しかし、学校への行き渋りを軽く見積もり、そのまま何も対応せずにいると、その後、子どもの心理的なダメージはさらに強まり状態の悪化に繋がることもあります。
そのため、〝学校にいきたいくない″といった現状をまずは否定しないことが回復への第一ステップとして必要です。
2.今後の選択肢をいっしょに考える
以下、著書を引用しながら見ていきます。
多様な選択肢があることに、子どもは気づきにくいものです。
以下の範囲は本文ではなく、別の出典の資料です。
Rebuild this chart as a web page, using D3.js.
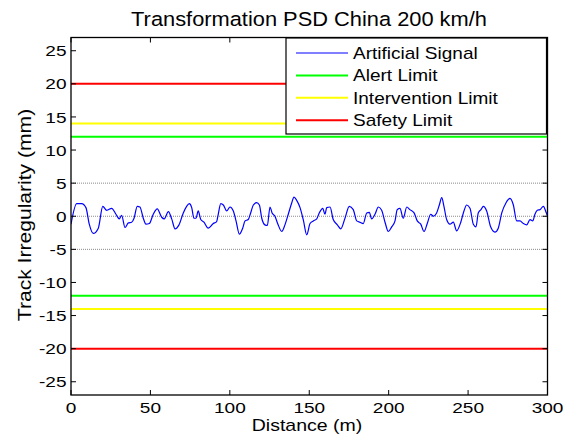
<!DOCTYPE html>
<html>
<head>
<meta charset="utf-8">
<script src="https://cdn.jsdelivr.net/npm/d3@7/dist/d3.min.js"></script>
<style>
  html, body { margin: 0; padding: 0; background: #fff; }
  svg { display: block; }
  text { font-family: "Liberation Sans", Arial, sans-serif; fill: #000; }
</style>
</head>
<body>
<svg id="chart" width="563" height="439"></svg>
<script>
// Track irregularity profile (distance in m, irregularity in mm)
const distance = [0, 3.6, 6.7, 9.4, 11.5, 14.0, 17.2, 20.0, 22.5, 25.6, 28.3, 30.4, 31.9, 34.0, 36.1, 38.2, 39.7, 41.7, 43.4, 45.5, 47.2, 49.3, 51.8, 54.3, 57.1, 58.7, 61.3, 63.4, 65.5, 68.0, 70.7, 72.8, 74.5, 76.0, 77.4, 78.7, 80.1, 81.7, 83.7, 86.4, 89.6, 91.7, 92.7, 94.3, 95.9, 98.0, 100.1, 102.2, 103.9, 106.0, 108.1, 109.6, 111.6, 113.1, 114.8, 116.9, 118.6, 120.1, 122.1, 123.6, 125.3, 126.6, 128.4, 130.1, 132.7, 134.7, 136.8, 139.0, 140.4, 142.1, 144.2, 146.3, 148.4, 150.5, 152.6, 154.7, 156.3, 158.5, 159.9, 161.0, 163.1, 165.1, 167.7, 169.8, 172.5, 175.2, 177.7, 179.9, 181.9, 184.0, 186.2, 187.8, 189.3, 191.4, 193.5, 195.6, 197.7, 199.8, 201.9, 204.0, 205.4, 207.1, 209.2, 211.4, 213.4, 216.0, 218.0, 220.2, 222.3, 224.3, 226.5, 228.1, 230.2, 231.9, 233.4, 234.8, 236.5, 238.6, 240.7, 242.8, 245.4, 247.4, 249.1, 251.2, 253.3, 255.0, 256.4, 258.1, 259.6, 261.7, 264.2, 266.9, 269.0, 271.2, 273.9, 276.4, 278.5, 280.6, 282.7, 284.8, 286.9, 289.0, 290.7, 292.1, 293.6, 295.3, 297.4, 299.1, 300];
const signal = [-1.2, 1.9, 1.9, 1.3, -1.2, -2.6, -1.8, 1.5, 0.9, 1.2, 0.3, -0.4, 0.15, -1.7, -1.0, -0.9, -0.3, 1.5, 1.4, -0.3, -1.2, -1.1, 0.3, 1.1, -0.15, -0.4, 0.7, -0.4, -1.9, -1.3, 0.5, 1.5, 1.9, 1.3, -0.3, -0.3, 0.8, -0.5, -0.9, -1.8, -1.1, -0.8, 0.3, 1.9, 1.7, 0.8, 1.4, 0.8, -0.7, -2.7, -1.8, -0.7, -0.5, 0.5, 1.7, 2.05, 1.7, -0.3, -1.3, -1.4, 1.4, 0.5, 0.0, -1.1, -2.3, -1.3, 0.3, 2.05, 2.9, 2.4, 1.3, -0.6, -2.8, -1.1, -0.7, -0.4, 0.5, 1.2, 0.3, 1.3, 1.4, -0.5, -1.3, -1.9, -0.3, 1.5, 1.0, -0.7, -0.9, -1.1, 0.5, 0.6, -0.4, 0.3, 1.4, 0.9, -0.9, -2.3, -1.6, -0.7, 1.0, 1.2, -0.3, 1.4, 1.0, 0.5, -0.7, -1.2, -2.3, -1.1, 0.3, 0.0, 0.5, 1.7, 2.8, 1.5, -0.5, -1.2, -0.9, -2.2, -0.9, 0.8, 1.7, 1.2, -1.2, -1.6, 0.5, 1.0, 1.5, 0.8, -1.6, -2.4, -1.8, 0.5, 2.05, 2.7, 1.7, -0.7, -0.7, -1.1, -1.3, -0.5, -0.7, 0.3, 0.9, 1.0, 1.5, 0.6, 0.0];

// Threshold levels (mm), drawn symmetrically at +level and -level
const limitNames = ["Alert Limit", "Intervention Limit", "Safety Limit"];
const limitLevels = [12, 14, 20];
const limitColors = ["#00ff00", "#ffff00", "#ff0000"];

// Reference lines and tick values
const refLevels = [-5, 0, 5];
const xTicks = [0, 50, 100, 150, 200, 250, 300];
const yTicks = [-25, -20, -15, -10, -5, 0, 5, 10, 15, 20, 25];

const titleText = "Transformation PSD China 200 km/h";
const xLabel = "Distance (m)";
const yLabel = "Track Irregularity (mm)";
const signalName = "Artificial Signal";

const svg = d3.select("#chart");
const plot = { left: 71, right: 547.5, top: 37.5, bottom: 395 };

const x = d3.scaleLinear().domain([0, 300]).range([plot.left, plot.right]);
const y = d3.scaleLinear().domain([-27, 27]).range([plot.bottom, plot.top]);

// Text helper: glyphs are drawn slightly wide along the reading direction
function label(g, tx, ty, str, size, stretch, anchor, rotate) {
  return g.append("text")
    .attr("transform", `translate(${tx},${ty})` + (rotate ? ` rotate(${rotate})` : "") + ` scale(${stretch},1)`)
    .attr("text-anchor", anchor)
    .style("font-size", size + "px")
    .text(str);
}

svg.append("clipPath").attr("id", "plotclip")
  .append("rect")
  .attr("x", plot.left).attr("y", plot.top)
  .attr("width", plot.right - plot.left).attr("height", plot.bottom - plot.top);

const inner = svg.append("g").attr("clip-path", "url(#plotclip)");

// Dotted reference lines
inner.selectAll("line.ref").data(refLevels).join("line")
  .attr("class", "ref")
  .attr("x1", plot.left).attr("x2", plot.right)
  .attr("y1", d => y(d)).attr("y2", d => y(d))
  .attr("stroke", "#8a8a8a").attr("stroke-width", 1)
  .attr("stroke-dasharray", "1,1");

// Limit lines at +/- level
limitLevels.forEach((lv, i) => {
  [lv, -lv].forEach(v => {
    inner.append("line")
      .attr("x1", plot.left).attr("x2", plot.right)
      .attr("y1", y(v)).attr("y2", y(v))
      .attr("stroke", limitColors[i]).attr("stroke-width", 2);
  });
});

// Signal
const line = d3.line()
  .x((d, i) => x(distance[i]))
  .y(d => y(d))
  .curve(d3.curveMonotoneX);
inner.append("path")
  .datum(signal)
  .attr("d", line)
  .attr("fill", "none")
  .attr("stroke", "#0000ff")
  .attr("stroke-width", 1.2);

// Axes box
svg.append("rect")
  .attr("x", plot.left).attr("y", plot.top)
  .attr("width", plot.right - plot.left).attr("height", plot.bottom - plot.top)
  .attr("fill", "none").attr("stroke", "#000").attr("stroke-width", 1.3);

const tickLen = 5;
const ticks = svg.append("g").attr("stroke", "#000").attr("stroke-width", 1);
yTicks.forEach(v => {
  ticks.append("line").attr("x1", plot.left).attr("x2", plot.left + tickLen).attr("y1", y(v)).attr("y2", y(v));
  ticks.append("line").attr("x1", plot.right).attr("x2", plot.right - tickLen).attr("y1", y(v)).attr("y2", y(v));
});
xTicks.forEach(v => {
  ticks.append("line").attr("x1", x(v)).attr("x2", x(v)).attr("y1", plot.bottom).attr("y2", plot.bottom - tickLen);
  ticks.append("line").attr("x1", x(v)).attr("x2", x(v)).attr("y1", plot.top).attr("y2", plot.top + tickLen);
});

const labels = svg.append("g");
yTicks.forEach(v => {
  label(labels, plot.left - 4.5, y(v) + 5.6, String(v), 15, 1.27, "end");
});
xTicks.forEach(v => {
  label(labels, x(v), plot.bottom + 18, String(v), 15, 1.27, "middle");
});

label(labels, 307, 431, xLabel, 16, 1.22, "middle");
label(labels, 30.5, 215, yLabel, 19, 1.11, "middle", -90);
label(labels, 309, 25.5, titleText, 19.5, 1.12, "middle");

// Legend
const legend = svg.append("g");
const lg = { x: 286, y: 38, w: 260.5, h: 96 };
legend.append("rect")
  .attr("x", lg.x).attr("y", lg.y).attr("width", lg.w).attr("height", lg.h)
  .attr("fill", "#fff").attr("stroke", "#000").attr("stroke-width", 1.2);

const entries = [{ name: signalName, color: "#0000ff", w: 1 }]
  .concat(limitNames.map((n, i) => ({ name: n, color: limitColors[i], w: 2 })));
entries.forEach((e, i) => {
  const cy = 53 + i * 22.4;
  legend.append("line")
    .attr("x1", 296).attr("x2", 348).attr("y1", cy).attr("y2", cy)
    .attr("stroke", e.color).attr("stroke-width", e.w);
  label(legend, 353, cy + 6, e.name, 17, 1.12, "start");
});
</script>
</body>
</html>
大人が率先して示しましょう。
今では、不登校児に対して、時短での登校や保健室など別の環境で過ごすこと、あるいは、フリースクールの活用など様々な選択肢があります(対応可能かどうかは状況によって違いがあります)。
また、不登校経験があったとしても高校や大学に進学している方は多くおり、仕事についている方も多くいます。
一方で、悩んでいる当の本人からすると、学校に行く・行かないの選択肢しか持ち合わせていないことが多くあります。
そのため、著書にあるように、大人が多様な選択肢を子どもに示し、学校への多様な通い方、多様な人生の歩み方があるということを伝えていくことが第二ステップとして必要です。
3.決めるのは子ども自身に任せる
以下、著書を引用しながら見ていきます。
自分で決めたことは、たとえ思うような結果は得られなくても、納得しやすいものです。
最後に自己選択の重要性についてです。
親が現状を否定せず、次に、様々な選択肢を与えた後に、最後は〝自分(子ども自身)で決める″ということが必要になります。
もちろん、何も選択肢がない中で、自分で考えて決断することは子どもにとって難しいため、あくまでも子どもの理解度に応じて提示内容を考えていく必要があります。
親の中には、子どもが自分で決めてうまくいかなかった場合のことを心配するかもしれませんが、著書にあるように、子どもにとって自分が決めたことは結果がどうあれ納得しやすいものだと言えます。
このように、自分で今後を決めていくということが第三ステップになります。
以上、【不登校の子どもへの基本対応】まずは現状を肯定することから考えるについて見てきました。
不登校について親が〝現状を認める″〝現状を肯定する″ことで初めて〝次″といった対応が見えてくることがあります。
この点を含めて、今回見てきた基本対応のステップは参考になるところがあると思います。
私自身、まだまだ未熟ではありますが、今後も不登校についての理解を深めていくために、不登校への対応方法についての知見も学んでいきたいと思います。
最後まで読んで頂きありがとうございました。